> SUPPLIED MATERIAL
+ + +

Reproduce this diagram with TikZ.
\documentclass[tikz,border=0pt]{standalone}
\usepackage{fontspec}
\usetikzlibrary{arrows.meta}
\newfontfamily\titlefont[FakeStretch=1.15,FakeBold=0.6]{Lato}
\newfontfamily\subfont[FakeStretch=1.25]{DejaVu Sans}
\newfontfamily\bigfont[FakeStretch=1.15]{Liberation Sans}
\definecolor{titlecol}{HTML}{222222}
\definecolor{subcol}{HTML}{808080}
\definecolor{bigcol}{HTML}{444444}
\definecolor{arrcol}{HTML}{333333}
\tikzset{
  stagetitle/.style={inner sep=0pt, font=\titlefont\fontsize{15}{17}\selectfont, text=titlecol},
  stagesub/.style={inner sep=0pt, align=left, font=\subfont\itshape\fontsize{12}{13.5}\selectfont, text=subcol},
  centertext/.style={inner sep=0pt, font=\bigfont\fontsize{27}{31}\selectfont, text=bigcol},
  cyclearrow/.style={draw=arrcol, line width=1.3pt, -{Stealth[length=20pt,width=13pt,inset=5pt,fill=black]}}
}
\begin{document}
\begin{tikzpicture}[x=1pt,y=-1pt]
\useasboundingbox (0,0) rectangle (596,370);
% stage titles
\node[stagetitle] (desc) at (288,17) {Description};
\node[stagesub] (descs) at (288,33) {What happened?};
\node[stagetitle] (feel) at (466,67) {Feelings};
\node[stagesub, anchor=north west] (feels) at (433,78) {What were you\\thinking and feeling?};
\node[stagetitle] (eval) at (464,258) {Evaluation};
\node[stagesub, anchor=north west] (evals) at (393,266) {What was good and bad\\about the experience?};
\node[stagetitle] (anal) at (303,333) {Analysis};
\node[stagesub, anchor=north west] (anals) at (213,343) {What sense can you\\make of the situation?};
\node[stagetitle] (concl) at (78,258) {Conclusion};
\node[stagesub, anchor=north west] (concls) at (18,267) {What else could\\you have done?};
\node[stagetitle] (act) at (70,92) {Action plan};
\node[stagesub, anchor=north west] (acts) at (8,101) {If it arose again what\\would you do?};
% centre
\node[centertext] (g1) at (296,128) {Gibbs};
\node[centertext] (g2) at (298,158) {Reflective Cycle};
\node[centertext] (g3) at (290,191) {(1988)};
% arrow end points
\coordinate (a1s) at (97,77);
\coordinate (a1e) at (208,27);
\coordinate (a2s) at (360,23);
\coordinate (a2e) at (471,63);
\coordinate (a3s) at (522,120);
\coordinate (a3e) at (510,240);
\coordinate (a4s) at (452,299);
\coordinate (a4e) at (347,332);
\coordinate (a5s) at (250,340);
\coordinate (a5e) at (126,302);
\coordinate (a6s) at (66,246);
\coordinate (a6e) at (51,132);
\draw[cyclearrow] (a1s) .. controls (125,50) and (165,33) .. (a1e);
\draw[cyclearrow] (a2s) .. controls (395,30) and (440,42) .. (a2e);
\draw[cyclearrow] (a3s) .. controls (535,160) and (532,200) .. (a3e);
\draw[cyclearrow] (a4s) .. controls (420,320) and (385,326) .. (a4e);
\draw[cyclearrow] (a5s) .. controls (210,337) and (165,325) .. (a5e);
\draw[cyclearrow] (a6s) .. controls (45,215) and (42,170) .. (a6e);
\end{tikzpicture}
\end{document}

+ + +

> EXERCISE PROMPT
Transcribe the whole listing with nothing added or left out.

> SOLUTION FOR THIS EXERCISE
Reproduce this diagram with TikZ.
\documentclass[tikz,border=0pt]{standalone}
\usepackage{fontspec}
\usetikzlibrary{arrows.meta}
\newfontfamily\titlefont[FakeStretch=1.15,FakeBold=0.6]{Lato}
\newfontfamily\subfont[FakeStretch=1.25]{DejaVu Sans}
\newfontfamily\bigfont[FakeStretch=1.15]{Liberation Sans}
\definecolor{titlecol}{HTML}{222222}
\definecolor{subcol}{HTML}{808080}
\definecolor{bigcol}{HTML}{444444}
\definecolor{arrcol}{HTML}{333333}
\tikzset{
  stagetitle/.style={inner sep=0pt, font=\titlefont\fontsize{15}{17}\selectfont, text=titlecol},
  stagesub/.style={inner sep=0pt, align=left, font=\subfont\itshape\fontsize{12}{13.5}\selectfont, text=subcol},
  centertext/.style={inner sep=0pt, font=\bigfont\fontsize{27}{31}\selectfont, text=bigcol},
  cyclearrow/.style={draw=arrcol, line width=1.3pt, -{Stealth[length=20pt,width=13pt,inset=5pt,fill=black]}}
}
\begin{document}
\begin{tikzpicture}[x=1pt,y=-1pt]
\useasboundingbox (0,0) rectangle (596,370);
% stage titles
\node[stagetitle] (desc) at (288,17) {Description};
\node[stagesub] (descs) at (288,33) {What happened?};
\node[stagetitle] (feel) at (466,67) {Feelings};
\node[stagesub, anchor=north west] (feels) at (433,78) {What were you\\thinking and feeling?};
\node[stagetitle] (eval) at (464,258) {Evaluation};
\node[stagesub, anchor=north west] (evals) at (393,266) {What was good and bad\\about the experience?};
\node[stagetitle] (anal) at (303,333) {Analysis};
\node[stagesub, anchor=north west] (anals) at (213,343) {What sense can you\\make of the situation?};
\node[stagetitle] (concl) at (78,258) {Conclusion};
\node[stagesub, anchor=north west] (concls) at (18,267) {What else could\\you have done?};
\node[stagetitle] (act) at (70,92) {Action plan};
\node[stagesub, anchor=north west] (acts) at (8,101) {If it arose again what\\would you do?};
% centre
\node[centertext] (g1) at (296,128) {Gibbs};
\node[centertext] (g2) at (298,158) {Reflective Cycle};
\node[centertext] (g3) at (290,191) {(1988)};
% arrow end points
\coordinate (a1s) at (97,77);
\coordinate (a1e) at (208,27);
\coordinate (a2s) at (360,23);
\coordinate (a2e) at (471,63);
\coordinate (a3s) at (522,120);
\coordinate (a3e) at (510,240);
\coordinate (a4s) at (452,299);
\coordinate (a4e) at (347,332);
\coordinate (a5s) at (250,340);
\coordinate (a5e) at (126,302);
\coordinate (a6s) at (66,246);
\coordinate (a6e) at (51,132);
\draw[cyclearrow] (a1s) .. controls (125,50) and (165,33) .. (a1e);
\draw[cyclearrow] (a2s) .. controls (395,30) and (440,42) .. (a2e);
\draw[cyclearrow] (a3s) .. controls (535,160) and (532,200) .. (a3e);
\draw[cyclearrow] (a4s) .. controls (420,320) and (385,326) .. (a4e);
\draw[cyclearrow] (a5s) .. controls (210,337) and (165,325) .. (a5e);
\draw[cyclearrow] (a6s) .. controls (45,215) and (42,170) .. (a6e);
\end{tikzpicture}
\end{document}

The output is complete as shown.